Tuesday, June 19, 2007

Sophomore Year - Part 2, Organic Chemistry Lab

In the laboratory section of organic chemistry I had Dr, Swinehart. He was rather aptly named, although his name should have been 'swineheart', because he was truly a pig at heart. He was just a dirty old man. He would sidle up to all the pretty girls in the lab; it was pretty disgusting if you ask me. But he was harmless. He was also your typical absent minded professor who was close to retirement age.

Thus, he had trouble taking attendance. There were three young men who had an agreement where only one would show up to lab per week, and that one would say, "Here!" when for all three names. Dr. Swinehart never caught on. Their favorite trick to play on him was to throw a pellet of metalic sodium in a sink behind him while he was leaning on it so it would explode and he would jump. Very funny.

I used to love organic lab because of the glassware. We all received a brand new kit when we entered class. It was so pretty and functional.

A typical organic chemistry glass ware kit

At first I was intimidated, but that soon passed and then I was just having a good old time.

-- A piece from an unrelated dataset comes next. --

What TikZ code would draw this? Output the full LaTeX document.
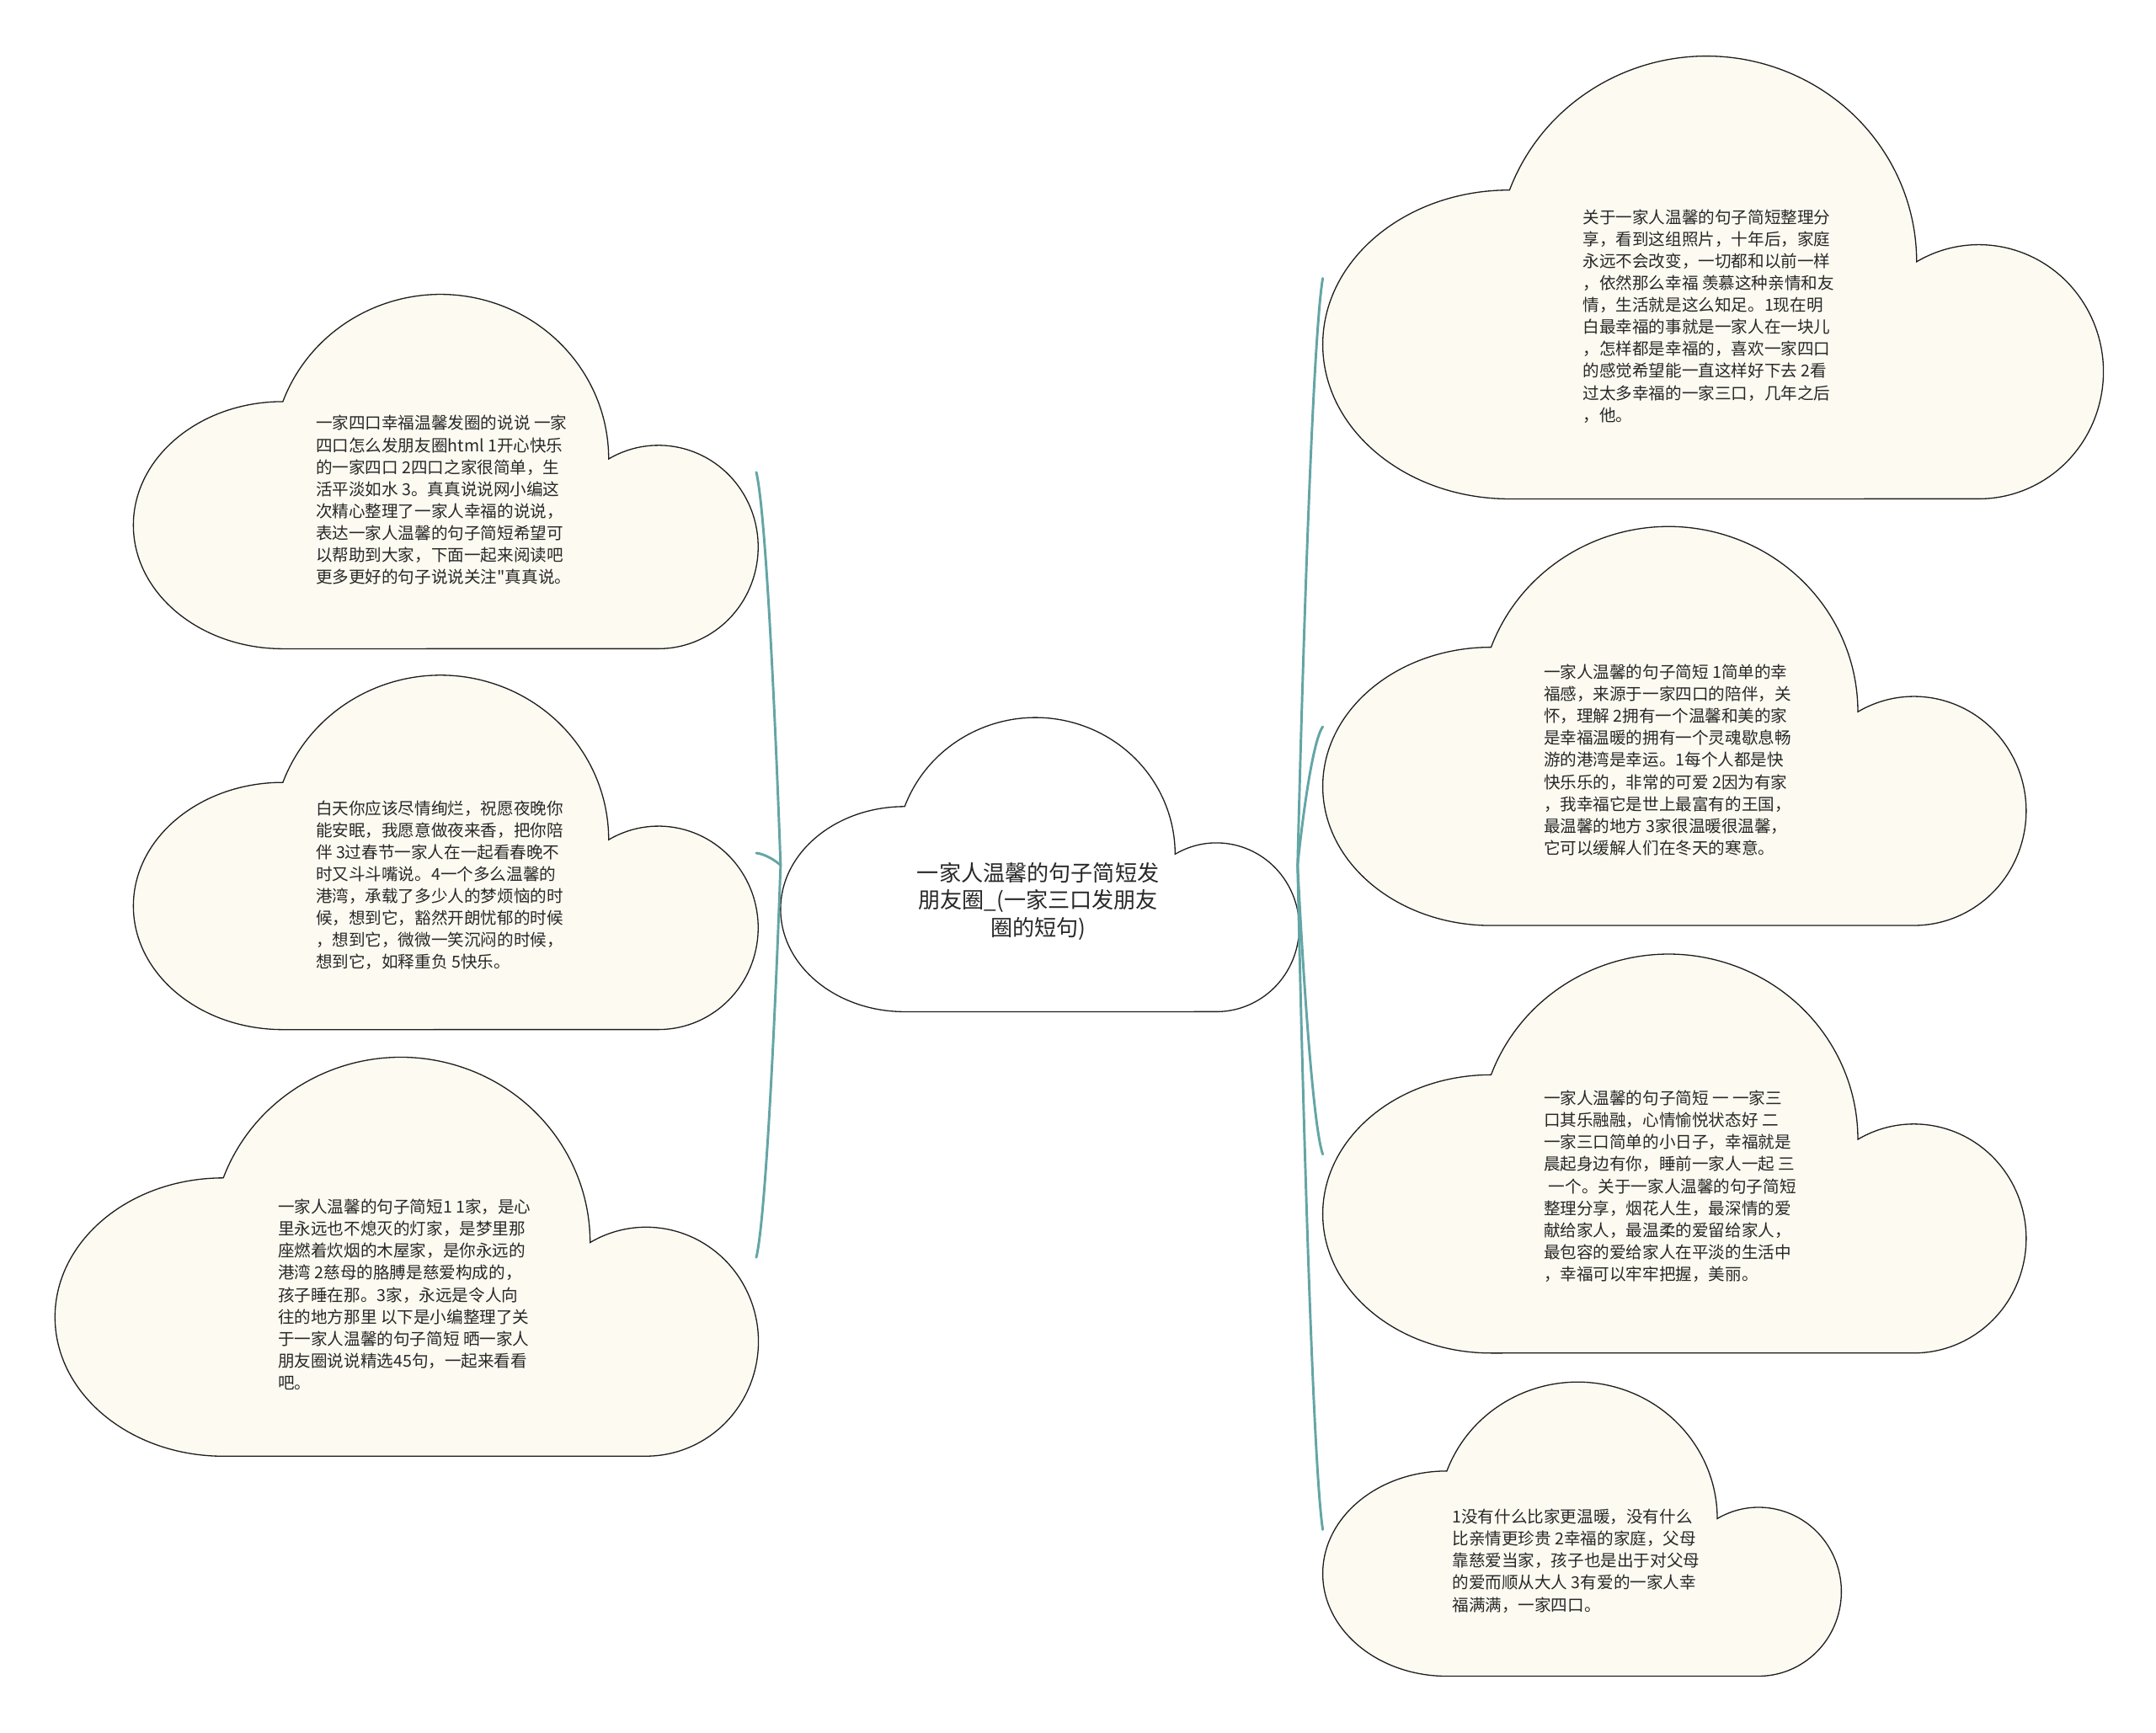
\documentclass[tikz,border=0pt]{standalone}
\usepackage{fontspec}
\newfontfamily\cjk{Noto Sans CJK SC}
\usetikzlibrary{calc}
\definecolor{cloudfill}{RGB}{252,250,241}
\definecolor{linecol}{RGB}{100,165,165}
\definecolor{txt}{RGB}{40,40,40}
\definecolor{edgecol}{RGB}{30,30,30}
\tikzset{
  cloudline/.style={draw=edgecol, line width=0.8pt, fill=cloudfill},
  rootcloud/.style={draw=edgecol, line width=0.8pt, fill=white},
  smalltext/.style={font=\cjk\fontsize{12}{16}\selectfont, text=txt, align=left, anchor=north west, inner sep=0pt},
  bigtext/.style={font=\cjk\fontsize{16}{20}\selectfont, text=txt, align=center, anchor=north, inner sep=0pt},
  conn/.style={draw=linecol, line width=1.8pt, line cap=round},
}
% #1 style, #2 x0, #3 bottom y, #4 width, #5 name
\newcommand{\mycloud}[5]{%
  \path[#1] ({#2+0.24*#4}, #3)
    arc[start angle=270, end angle=90, x radius={0.24*#4}, y radius={0.35*0.567*#4}]
    arc[start angle=159.6, end angle=0, x radius={0.27*#4}, y radius={0.466*0.567*#4}]
    arc[start angle=120, end angle=-90, x radius={0.16*#4}, y radius={0.288*0.567*#4}]
    -- cycle;
  \coordinate (#5L) at (#2, {#3+0.2835*#4});
  \coordinate (#5R) at ({#2+#4}, {#3+0.2835*#4});
}
\newcommand{\myconn}[2]{%
  \draw[conn] let \p1=(#1), \p2=(#2) in
    (\p1) .. controls ({\x1+0.2*(\x2-\x1)},{\y1+0.35*(\y2-\y1)})
             and ({\x1+0.6*(\x2-\x1)},{\y1+0.9*(\y2-\y1)}) .. (\p2);
}
\begin{document}
\begin{tikzpicture}[x=1pt,y=1pt]
\useasboundingbox (0,0) rectangle (1568,1260);
\fill[white] (0,0) rectangle (1568,1260);

% clouds
\mycloud{cloudline}{97}{788.1}{453}{la}
\mycloud{cloudline}{97}{511.1}{453}{lb}
\mycloud{cloudline}{40}{200.8}{510}{lc}
\mycloud{rootcloud}{567.7}{524.1}{376}{c}
\mycloud{cloudline}{962}{897.1}{566}{ra}
\mycloud{cloudline}{962}{586.8}{510}{rb}
\mycloud{cloudline}{962}{275.8}{510}{rc}
\mycloud{cloudline}{962}{40.8}{376}{rd}

% connectors
\myconn{cL}{laR}
\myconn{cL}{lbR}
\myconn{cL}{lcR}
\myconn{cR}{raL}
\myconn{cR}{rbL}
\myconn{cR}{rcL}
\myconn{cR}{rdL}

% texts
\node[bigtext] (root) at (755,633) {一家人温馨的句子简短发\\朋友圈\_(一家三口发朋友\\圈的短句)};

\node[smalltext] (t1) at (229.5,958) {一家四口幸福温馨发圈的说说 一家\\四口怎么发朋友圈html 1开心快乐\\的一家四口 2四口之家很简单，生\\活平淡如水 3。真真说说网小编这\\次精心整理了一家人幸福的说说，\\表达一家人温馨的句子简短希望可\\以帮助到大家，下面一起来阅读吧\\更多更好的句子说说关注"真真说。};

\node[smalltext] (t2) at (229.5,678) {白天你应该尽情绚烂，祝愿夜晚你\\能安眠，我愿意做夜来香，把你陪\\伴 3过春节一家人在一起看春晚不\\时又斗斗嘴说。4一个多么温馨的\\港湾，承载了多少人的梦烦恼的时\\候，想到它，豁然开朗忧郁的时候\\，想到它，微微一笑沉闷的时候，\\想到它，如释重负 5快乐。};

\node[smalltext] (t3) at (202,388) {一家人温馨的句子简短1 1家，是心\\里永远也不熄灭的灯家，是梦里那\\座燃着炊烟的木屋家，是你永远的\\港湾 2慈母的胳膊是慈爱构成的，\\孩子睡在那。3家，永远是令人向\\往的地方那里 以下是小编整理了关\\于一家人温馨的句子简短 晒一家人\\朋友圈说说精选45句，一起来看看\\吧。};

\node[smalltext] (t4) at (1151,1108) {关于一家人温馨的句子简短整理分\\享，看到这组照片，十年后，家庭\\永远不会改变，一切都和以前一样\\，依然那么幸福 羡慕这种亲情和友\\情，生活就是这么知足。1现在明\\白最幸福的事就是一家人在一块儿\\，怎样都是幸福的，喜欢一家四口\\的感觉希望能一直这样好下去 2看\\过太多幸福的一家三口，几年之后\\，他。};

\node[smalltext] (t5) at (1122.5,777) {一家人温馨的句子简短 1简单的幸\\福感，来源于一家四口的陪伴，关\\怀，理解 2拥有一个温馨和美的家\\是幸福温暖的拥有一个灵魂歇息畅\\游的港湾是幸运。1每个人都是快\\快乐乐的，非常的可爱 2因为有家\\，我幸福它是世上最富有的王国，\\最温馨的地方 3家很温暖很温馨，\\它可以缓解人们在冬天的寒意。};

\node[smalltext] (t6) at (1122.5,467) {一家人温馨的句子简短 一 一家三\\口其乐融融，心情愉悦状态好 二\\一家三口简单的小日子，幸福就是\\晨起身边有你，睡前一家人一起 三\\\hspace*{0.3em}一个。关于一家人温馨的句子简短\\整理分享，烟花人生，最深情的爱\\献给家人，最温柔的爱留给家人，\\最包容的爱给家人在平淡的生活中\\，幸福可以牢牢把握，美丽。};

\node[smalltext] (t7) at (1056,162.6) {1没有什么比家更温暖，没有什么\\比亲情更珍贵 2幸福的家庭，父母\\靠慈爱当家，孩子也是出于对父母\\的爱而顺从大人 3有爱的一家人幸\\福满满，一家四口。};
\end{tikzpicture}
\end{document}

I used to love trying to discover what unknowns were by purifying them. (Of course I had already prepared them on my job with the chemistry department.) I followed all the prescribed analytical steps and then finally got to the pretty crystals at the end on top of the filter paper on top of the Buchner funnel. It was always so rewarding.

A buchner funnel

Dr. Swinehart also taught us to use the gas chromatograph in our lab.

A gas chromatograph. Note the tank of hydrogen to the left.

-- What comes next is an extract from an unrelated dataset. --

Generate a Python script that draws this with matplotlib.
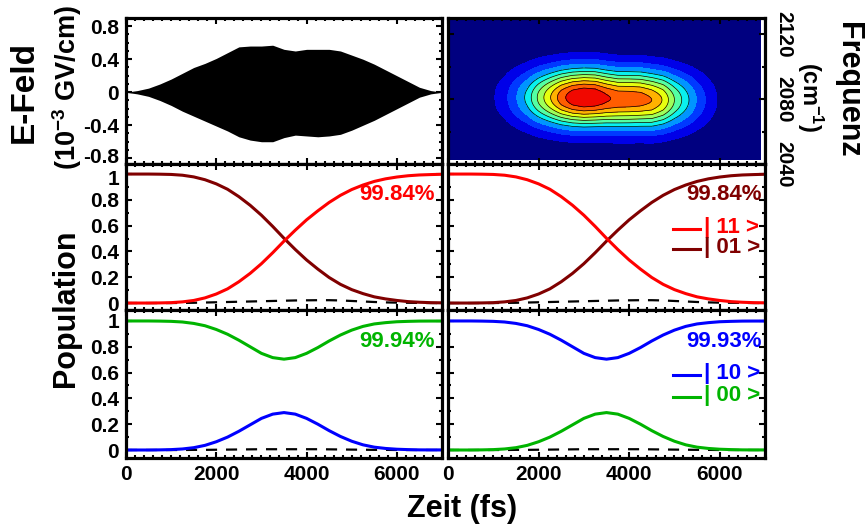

We ran some samples through it and then were supposed to find out what they were and tell him. So there I was running an unknown and standing in front of the gas chromatograph and next to the tank of hydrogen when he comes up and traps me there with his body (he was tall and bulky), points to the three peaks on the paper and says, "This one is benzene, this is toluene, and that is xylene." Then he walks away. A few minutes later, my trace is finished and I remove it from the feeder and then next student is ready to use the machine. So I walk to the front of the lab and hand him my trace. He says, "Please identify the three peaks."

I say, "This one is benzene, this is toluene, and this is xylene."

He says, "That is amazing! How did you know that?"

I said, "Dr. Swinehart, you just told me what they were."

He got a puzzled look on his face. "How are you doing in the lecture part of this class?"

"I think I am going to get an A."

"Oh. I guess I'd better be thinking about giving you a better grade here then."

Then I looked puzzled. What was he thinking?

The other thing about organic chemistry is the other students used to bug me because I knew what their unknowns were. So, when they finished identifying them, they would come up to me to see if they got them right. I usually gave them a head shake or some other subtle indicator. The ones who were wrong were usually so far off, it was a lost cause. The professors thought that since I worked for the chemistry department I needed a real challenge and they spent their time concocting unknowns that would puzzle me to no end. Boy did they; I was never able to identify one. But, I still got a B+ in the lab section of organic chemistry.


Shaney said...

Hmmm I was so mischevious at school, they did well to keep me away from the lab...*winks*
You see I did the right thing not tagging you, only to have someone else bite your ankles...:P
There is nothing more off putting then when an old man becomes suggestive about a young girl...It really tests my gag reflex!

Sue said...

Yeah, thanks for not being the one to tag me, but it was bound to happen.

Yes, Swineheart was gross, but thankfully harmless.